After striking the arc, the electrodes burn out gradually increasing the length of the arc. The arc will extinguish if the gap between the electrode and charge is not maintained properly. Also, the resistance of the metal undergoing heating increases gradually with the increase of temperature. These two factors considerably change the magnitude of the arc current and causes the unstable arc.
A current transformer (CT) is employed for transmitting the effect of change in current to an automatic regulator circuit, which adjust the height of the electrodes during the heating process, which increases the stability of the arc. The arc stability for a fixed gap between electrode and charge is further increased by high reactance of the furnace transformer.
Selection of Electrode Material
The electrodes used in direct arc furnace are made of either carbon or graphite. The graphite electrode is a refined and specially treated form of the carbon electrode and has four times conductivity. The carbon electrodes are cheap and have a current density of about 8 to 15 A/cm2 while for the graphite electrode, it is 32 to 60 A/cm2. Therefore, carbon electrodes are only suitable for low capacity direct arc furnaces.
Over Current Protection
With the exception of the momentary short circuit, the direct arc furnace is not supposed to draw an over-current, i.e., current greater than furnace rating, continuously. To achieve this, the current transformer (CT) operates an over-current protection relay, which trips the circuit breaker.
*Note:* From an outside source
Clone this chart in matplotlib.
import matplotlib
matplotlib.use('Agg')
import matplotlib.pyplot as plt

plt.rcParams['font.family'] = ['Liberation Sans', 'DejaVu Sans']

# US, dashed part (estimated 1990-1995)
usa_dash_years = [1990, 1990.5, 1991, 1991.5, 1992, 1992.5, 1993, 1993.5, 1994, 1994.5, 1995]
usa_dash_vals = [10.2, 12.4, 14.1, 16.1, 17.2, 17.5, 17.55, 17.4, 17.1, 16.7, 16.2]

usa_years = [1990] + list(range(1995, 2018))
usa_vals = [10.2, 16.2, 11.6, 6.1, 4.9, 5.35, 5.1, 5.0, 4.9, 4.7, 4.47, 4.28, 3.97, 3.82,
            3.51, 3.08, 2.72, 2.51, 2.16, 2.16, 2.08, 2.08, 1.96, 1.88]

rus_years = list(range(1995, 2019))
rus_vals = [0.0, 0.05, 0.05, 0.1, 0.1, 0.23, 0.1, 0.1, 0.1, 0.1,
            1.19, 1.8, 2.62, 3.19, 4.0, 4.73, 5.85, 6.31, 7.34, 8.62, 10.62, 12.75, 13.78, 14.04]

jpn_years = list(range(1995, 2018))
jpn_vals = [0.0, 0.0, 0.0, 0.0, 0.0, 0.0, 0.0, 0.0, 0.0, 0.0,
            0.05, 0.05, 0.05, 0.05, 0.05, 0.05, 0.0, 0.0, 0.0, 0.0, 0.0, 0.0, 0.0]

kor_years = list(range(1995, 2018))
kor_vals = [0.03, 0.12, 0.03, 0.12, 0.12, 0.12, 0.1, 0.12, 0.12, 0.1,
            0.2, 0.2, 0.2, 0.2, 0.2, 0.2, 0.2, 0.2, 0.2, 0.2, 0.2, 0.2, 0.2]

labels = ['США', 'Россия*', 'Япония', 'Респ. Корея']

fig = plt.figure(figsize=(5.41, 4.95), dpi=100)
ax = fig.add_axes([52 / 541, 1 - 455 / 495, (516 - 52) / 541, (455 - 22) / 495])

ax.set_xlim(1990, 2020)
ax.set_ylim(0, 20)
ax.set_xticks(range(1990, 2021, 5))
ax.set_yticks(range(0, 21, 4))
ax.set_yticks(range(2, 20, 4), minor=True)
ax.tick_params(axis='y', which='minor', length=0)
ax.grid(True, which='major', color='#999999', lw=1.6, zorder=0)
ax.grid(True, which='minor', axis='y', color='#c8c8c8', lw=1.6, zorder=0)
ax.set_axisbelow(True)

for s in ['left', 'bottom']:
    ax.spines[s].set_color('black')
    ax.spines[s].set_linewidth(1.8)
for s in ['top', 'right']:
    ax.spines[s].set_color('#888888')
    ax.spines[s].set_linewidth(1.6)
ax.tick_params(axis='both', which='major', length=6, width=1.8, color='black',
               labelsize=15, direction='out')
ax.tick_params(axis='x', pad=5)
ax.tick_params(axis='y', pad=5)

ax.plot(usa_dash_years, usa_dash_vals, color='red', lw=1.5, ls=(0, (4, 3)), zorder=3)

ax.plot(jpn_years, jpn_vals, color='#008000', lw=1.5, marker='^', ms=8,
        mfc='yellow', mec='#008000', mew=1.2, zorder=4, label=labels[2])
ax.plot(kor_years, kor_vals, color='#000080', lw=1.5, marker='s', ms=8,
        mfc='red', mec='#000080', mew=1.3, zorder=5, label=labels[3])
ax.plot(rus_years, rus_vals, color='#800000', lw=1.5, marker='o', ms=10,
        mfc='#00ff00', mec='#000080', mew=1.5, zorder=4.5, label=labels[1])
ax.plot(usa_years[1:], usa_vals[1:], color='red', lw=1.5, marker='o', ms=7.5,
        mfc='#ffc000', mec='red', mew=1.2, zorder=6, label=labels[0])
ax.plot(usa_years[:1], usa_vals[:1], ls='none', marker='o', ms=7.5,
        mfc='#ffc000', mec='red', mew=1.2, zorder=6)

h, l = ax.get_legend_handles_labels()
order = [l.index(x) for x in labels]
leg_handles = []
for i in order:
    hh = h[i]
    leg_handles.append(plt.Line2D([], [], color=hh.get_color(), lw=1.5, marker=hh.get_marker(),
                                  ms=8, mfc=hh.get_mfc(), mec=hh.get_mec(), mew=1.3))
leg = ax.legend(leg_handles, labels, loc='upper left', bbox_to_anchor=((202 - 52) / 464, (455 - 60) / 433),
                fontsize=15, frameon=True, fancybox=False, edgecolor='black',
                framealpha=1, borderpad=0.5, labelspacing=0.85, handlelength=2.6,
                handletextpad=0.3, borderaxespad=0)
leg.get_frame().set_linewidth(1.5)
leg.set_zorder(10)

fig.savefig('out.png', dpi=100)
Isolation of Furnace from Supply
When the metal has to be charge into the furnace or melt or slag removed from the furnace, the furnace has to be isolated from the supply. For this, an isolator switch is used between the circuit breaker and the furnace transformer. Here, firstly the circuit breaker is switched off and then the isolator is opened. An isolator is also connected between the mains and the circuit breaker, for disconnecting the circuit breaker from the mains for maintenance.
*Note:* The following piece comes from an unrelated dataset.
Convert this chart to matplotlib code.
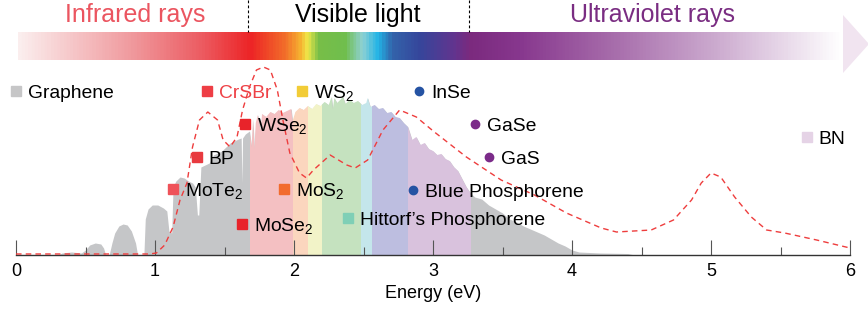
import numpy as np
import matplotlib
matplotlib.use("Agg")
import matplotlib.pyplot as plt
from matplotlib.colors import LinearSegmentedColormap
from matplotlib.patches import Polygon

plt.rcParams["font.family"] = ["Liberation Sans", "DejaVu Sans"]
plt.rcParams["mathtext.fontset"] = "custom"
plt.rcParams["mathtext.rm"] = "Liberation Sans"
plt.rcParams["mathtext.it"] = "Liberation Sans:italic"
plt.rcParams["mathtext.default"] = "regular"

########################################################################################
# Data

# Solar spectrum (gray area), energy in eV, intensity in a.u.
spec_energy = [0.00, 0.30, 0.33, 0.40, 0.47, 0.50, 0.53, 0.57, 0.61, 0.63,
               0.645, 0.67, 0.69, 0.71, 0.74, 0.77, 0.80, 0.83, 0.86, 0.875,
               0.92, 0.93, 0.95, 0.98, 1.02, 1.06, 1.085, 1.10, 1.12, 1.13,
               1.15, 1.18, 1.21, 1.24, 1.27, 1.29, 1.305, 1.315, 1.33, 1.36,
               1.39, 1.42, 1.45, 1.48, 1.51, 1.54, 1.57, 1.60, 1.62, 1.625,
               1.63, 1.65, 1.68, 1.695, 1.705, 1.715, 1.725, 1.74, 1.76, 1.77,
               1.80, 1.83, 1.86, 1.89, 1.92, 1.95, 1.98, 1.99, 2.01, 2.04,
               2.07, 2.10, 2.13, 2.16, 2.19, 2.22, 2.25, 2.27, 2.28, 2.29,
               2.31, 2.34, 2.35, 2.37, 2.40, 2.43, 2.46, 2.49, 2.52, 2.53,
               2.55, 2.58, 2.61, 2.64, 2.67, 2.70, 2.73, 2.76, 2.79, 2.82,
               2.85, 2.88, 2.91, 2.94, 2.97, 3.00, 3.03, 3.06, 3.09, 3.12,
               3.15, 3.18, 3.21, 3.24, 3.27, 3.30, 3.35, 3.40, 3.45, 3.50,
               3.55, 3.60, 3.65, 3.70, 3.75, 3.80, 3.85, 3.90, 3.95, 4.00,
               4.05, 4.20, 4.40, 4.45, 6.00]
spec_intensity = [0, 0, 2, 3, 2, 5, 10, 12, 11, 7,
                  0, 0, 12, 22, 29, 31, 30, 24, 12, 0,
                  0, 36, 46, 50, 50, 47, 44, 24, 22, 68,
                  74, 78, 77, 74, 72, 68, 40, 40, 88, 90,
                  92, 100, 102, 104, 108, 112, 114, 116, 117, 72,
                  117, 121, 124, 108, 136, 106, 132, 140, 124, 141,
                  138, 143, 141, 145, 142, 144, 146, 134, 143, 147,
                  145, 149, 146, 151, 149, 153, 150, 158, 146, 157,
                  152, 156, 159, 151, 155, 152, 154, 150, 152, 157,
                  148, 150, 146, 147, 142, 143, 138, 137, 132, 128,
                  115, 118, 110, 112, 106, 104, 100, 101, 96, 94,
                  88, 84, 76, 68, 62, 58, 56, 50, 46, 42,
                  36, 33, 29, 26, 23, 20, 16, 12, 9, 5,
                  3, 2, 1.5, 0, 0]

# Colour bands over the spectrum (edges in eV)
band_edges = [1.68, 1.99, 2.10, 2.20, 2.48, 2.56, 2.82, 3.27]
band_colors = ["#f4c0c2", "#fbd6be", "#f2f3c8", "#c5e2bf", "#c4e6eb", "#bdbee0", "#d9c2dd"]

# Red dashed curve
curve_energy = [0.00, 0.50, 0.96, 1.01, 1.07, 1.13, 1.18, 1.23, 1.27, 1.32,
                1.38, 1.45, 1.49, 1.54, 1.59, 1.63, 1.68, 1.73, 1.78, 1.83,
                1.88, 1.92, 1.97, 2.04, 2.09, 2.14, 2.26, 2.38, 2.44, 2.53,
                2.64, 2.76, 2.88, 3.01, 3.24, 3.49, 3.73, 3.96, 4.21, 4.32,
                4.57, 4.73, 4.86, 4.93, 5.00, 5.07, 5.17, 5.29, 5.40, 5.53,
                5.76, 6.00]
curve_intensity = [1, 1, 1, 2, 10, 28, 55, 72, 108, 135,
                   143, 135, 115, 108, 118, 145, 168, 185, 188, 185,
                   165, 135, 102, 82, 77, 85, 100, 90, 87, 95,
                   125, 145, 138, 123, 98, 75, 60, 42, 27, 23,
                   25, 35, 55, 72, 82, 78, 58, 38, 25, 22,
                   15, 7]

# Materials (marker position in eV / a.u.)
mat_names = ["Graphene", "CrSBr", "WS$_2$", "InSe", "WSe$_2$", "BP", "MoTe$_2$",
             "MoS$_2$", "MoSe$_2$", "Hittorf\u2019s Phosphorene", "Blue Phosphorene",
             "GaSe", "GaS", "BN"]
mat_energy = [0.0, 1.374, 2.058, 2.90, 1.647, 1.302, 1.13,
              1.928, 1.626, 2.388, 2.856, 3.302, 3.403, 5.691]
mat_level = [164, 164, 164, 164, 131, 98, 66,
             66, 31, 37, 65, 131, 98, 118]
mat_marker = ["s", "s", "s", "o", "s", "s", "s",
              "s", "s", "s", "o", "o", "o", "s"]
mat_color = ["#c6c6c7", "#ee3e45", "#f2cc37", "#2553a3", "#e8232a", "#e83a3f", "#ef5259",
             "#f26b2d", "#e8232a", "#7fcfb6", "#2553a3", "#7b2b89", "#7b2b89", "#e5d3e6"]
mat_text_color = ["black", "#ee4146", "black", "black", "black", "black", "black",
                  "black", "black", "black", "black", "black", "black", "black"]

# Banner gradient stops (pixel x, colour)
grad_x = [18, 130, 200, 250, 285, 300, 307, 318, 345, 362, 378, 392, 420, 455, 470,
          520, 620, 720, 843]
grad_colors = ["#fbeeee", "#f09a9e", "#ec5c62", "#ed2426", "#f26e2a", "#f6b431", "#efe94a",
               "#78be48", "#70be4e", "#8fd2d4", "#22b4e6", "#3364ab", "#36469b", "#63348e",
               "#7b2a7e", "#87378e", "#a970ad", "#cdacd0", "#ffffff"]

########################################################################################

fig = plt.figure(figsize=(8.68, 3.10), dpi=100)

# Banner drawn in pixel coordinates
top = fig.add_axes([0, 0, 1, 1])
norm_x = [(x - grad_x[0]) / (grad_x[-1] - grad_x[0]) for x in grad_x]
cmap = LinearSegmentedColormap.from_list("spectrum", list(zip(norm_x, grad_colors)))
top.imshow(np.linspace(0, 1, 900)[None, :], cmap=cmap, extent=(18, 843, 60, 32), aspect="auto")
top.add_patch(Polygon([(843, 15), (869, 44), (843, 73)], closed=True, color="#f1e4f0", lw=0))
for xd in [248, 469]:
    top.plot([xd, xd], [0, 32], color="black", lw=0.8, dashes=(2.5, 2))
top.text(135, 22, "Infrared rays", color="#eb5560", fontsize=18, ha="center", va="baseline")
top.text(358, 22, "Visible light", color="black", fontsize=18, ha="center", va="baseline")
top.text(652, 22, "Ultraviolet rays", color="#7a2d82", fontsize=18, ha="center", va="baseline")
top.set_xlim(0, 868)
top.set_ylim(310, 0)
top.axis("off")

# Main plot
ax = fig.add_axes([16 / 868, 55 / 310, 834 / 868, 200 / 310])
ax.set_facecolor("none")

fill = ax.fill_between(spec_energy, spec_intensity, 0, color="#c5c6c8", lw=0, zorder=1)
clip = fill.get_paths()[0]
for lo, hi, c in zip(band_edges[:-1], band_edges[1:], band_colors):
    span = ax.axvspan(lo, hi, color=c, lw=0, zorder=1.1)
    span.set_clip_path(clip, ax.transData)

ax.plot(curve_energy, curve_intensity, color="#ee3d3d", lw=1.0, dashes=(4, 3), zorder=3)

for name, e, lev, m, c, tc in zip(mat_names, mat_energy, mat_level, mat_marker,
                                  mat_color, mat_text_color):
    ax.plot([e], [lev], marker=m, ms=6.5 if m == "s" else 6, color=c, lw=0,
            clip_on=False, zorder=4)
    ax.annotate(name, (e, lev), xytext=(8.5, -5.0), textcoords="offset points",
                fontsize=13.9, color=tc, va="baseline", ha="left", zorder=4)

ax.set_xlim(0, 6)
ax.set_ylim(0, 200)
for s in ["left", "right", "top"]:
    ax.spines[s].set_visible(False)
ax.spines["bottom"].set_linewidth(1.0)
ax.spines["bottom"].set_color("#333333")
ax.set_yticks([])
ax.set_xticks(range(7))
ax.set_xticks(np.arange(0.5, 6, 1), minor=True)
ax.tick_params(axis="x", which="major", direction="in", length=11, width=0.8,
               color="#555555", labelsize=13, pad=6)
ax.tick_params(axis="x", which="minor", direction="in", length=5.5, width=0.8,
               color="#555555")
for lab in ax.get_xticklabels():
    lab.set_family(["Liberation Sans Narrow", "Liberation Sans"])
ax.set_xlabel("Energy (eV)", fontsize=13, labelpad=3,
              family=["Liberation Sans Narrow", "Liberation Sans"])

fig.savefig("out.png", dpi=100)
Mechanical Requirements of Direct Arc Furnace
Shell Structure - The shell is made of steel and cylindrical in shape. It has two doors opposite each other for tapping (for melt removal) and slag removal. The roof is detachable otherwise, an extra door is to be provided for charging. It is desirable that the working furnace is air leak-proof to avoid the contamination of atmosphere from furnace fumes and hence provides controlled atmosphere heating facilities.
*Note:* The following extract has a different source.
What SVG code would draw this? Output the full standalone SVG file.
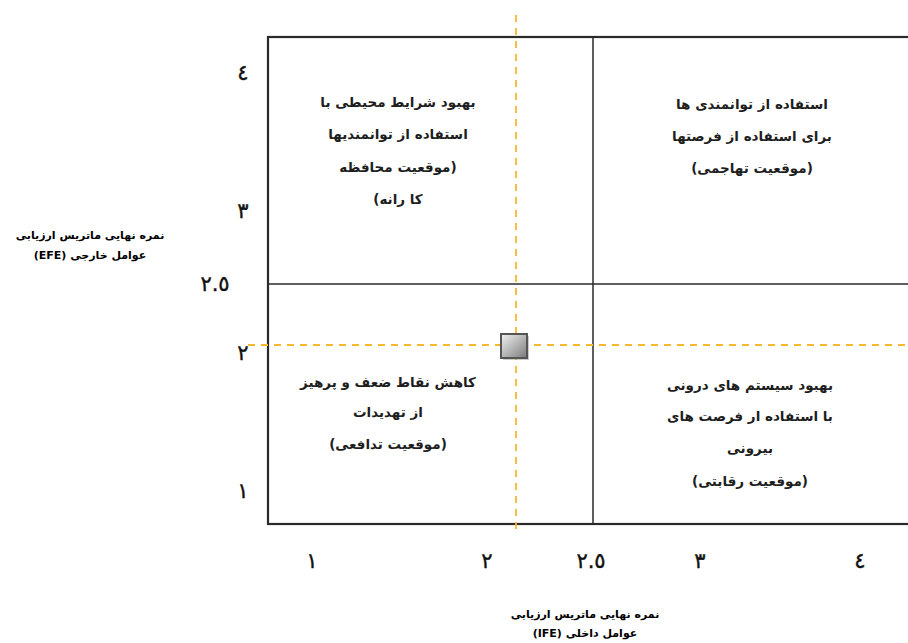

Lining Structure - The inner surface of the steel shell has to be lined with some heat resistant material which prevents the leakage of heat from the melt to the steel shell. The lining can be acidic or basic depending upon the nature of the melt and is different for different working temperature.
Charging - For charging of the furnace, the roof as a whole along with the electrode supporting column shifts to one side for the furnace of 3 tonne capacity or above. Then, the metal scrap is crane loaded into the furnace and hammered with the hanging loads. In case of small furnaces, the door charging is possible.
Removal of Melt and Slag - When the melt is ready, the door called tapping is opened and the furnace is tilted forward by 45° as a whole, throwing the melt into a ladle pit from where it is distributed for the specific operations. For the removal of slag, the furnace is tilted backward by 15° and the slag door is opened, and the slag is discharged into the slag pit.